A lie spreads further and faster than the truth.
Casey Newton a reporter at Platformer has debunked the story, but it took almost a full day to properly fact check it. And the news of the debunking did not travel nearly as fast as the original post. Generative AI played a big part in why it took so long to debunk the story.
Newton has shared every step he took to debunk the story, including the documents the fake whistle-blower shared with him to back up the story. Including a Gemini-generated ID badge and an 18-page report. That the fake-whistle blower used Gemini instead of another LLM to generate the image was part of what proofed him as fake, as Gemini embeds SynthID watermarks in its images which Google can see.

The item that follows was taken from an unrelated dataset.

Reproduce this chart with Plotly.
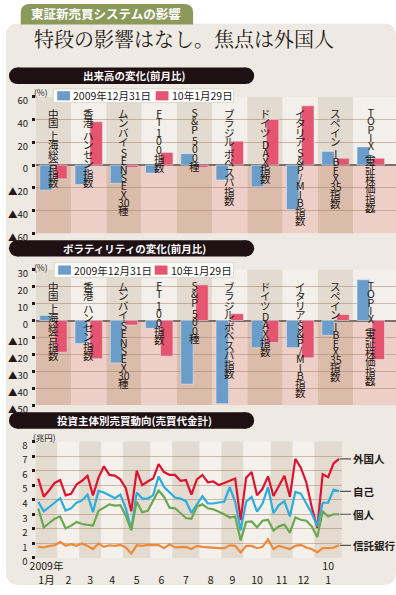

Meanwhile the report took longer to debunk, as Newton admits that he lacked the technical knowledge to see it for the forgery it was. This is a problem with many hoax stories, as journalists cannot be experts in every field and content generated by AI looks more realistic every day. And so fake news spreads around the world faster than ever before, while the truth tries to catch up.
Why you should care
Some may wonder why an AI generated story or image is more dangerous than something written by a person or a photoshopped image. But it is the ease of use that is one of the dangers. Why would you do something yourself if it takes a fraction of the time and effort to ask an LLM to do it for you?
The answer is because it can go very wrong if you ask an LLM to do the work for you, just ask the Dutch couple who asked their friend to officiate their wedding. The friend wrote his speech and their vows with ChatGPT. Now a judge has ruled that the marriage certificate is invalid because the couple’s vows did not comply with the law. This may same small and insignificant to you because it happened to someone else, but to the couple it was devastating.
It can go very wrong if you ask an LLM to do the work for you.
On a larger scale, Germany’s government and Holocaust memorial institutions have noticed a flood of AI generated images portraying invented events, including meetings of concentration camp inmates and their liberators or children behind barbed wire. The German government and the institutions have called on social media platforms to stop the spread of these fake images as they distort and trivialise history.
We have seen before how fake news can influence elections and referendums, such as in 2016 in the United States and the many lies of the Brexit campaign. Gen-AI is only making it easier for those with bad intentions to create fake news and deepfakes, making it likely that more elections will be influenced in the near future.
In January 2026, the Internet Watch Foundation (IWF) warned that "AI tools will become child sexual abuse machines without urgent action". Their data showed that 2025 was the worst year on record for online child sexual abuse material. Their numbers included a "26,362% rise in photo-realistic AI videos of child sexual abuse often including real and recognisable child victims".
In November 2017, Ian Goodfellow warned that AI might set us back 100 years when it comes to how we consume news, because we will not be able to trust what we are seeing any more. And in 2018 before the widespread availability of gen-AI, technologists and researchers like Aviv Ovadya already warned about an “infocalypse”, where fake images and videos “undermine or upend core civilisational institutions”.
Yet, almost a decade later, all these warnings have not resulted in any or enough legislation to combat the rising issue. In fact, some governments are actively working to not regulate AI at all. And so, our society comes more under threat of fake news generated by AI every day and you should care about that.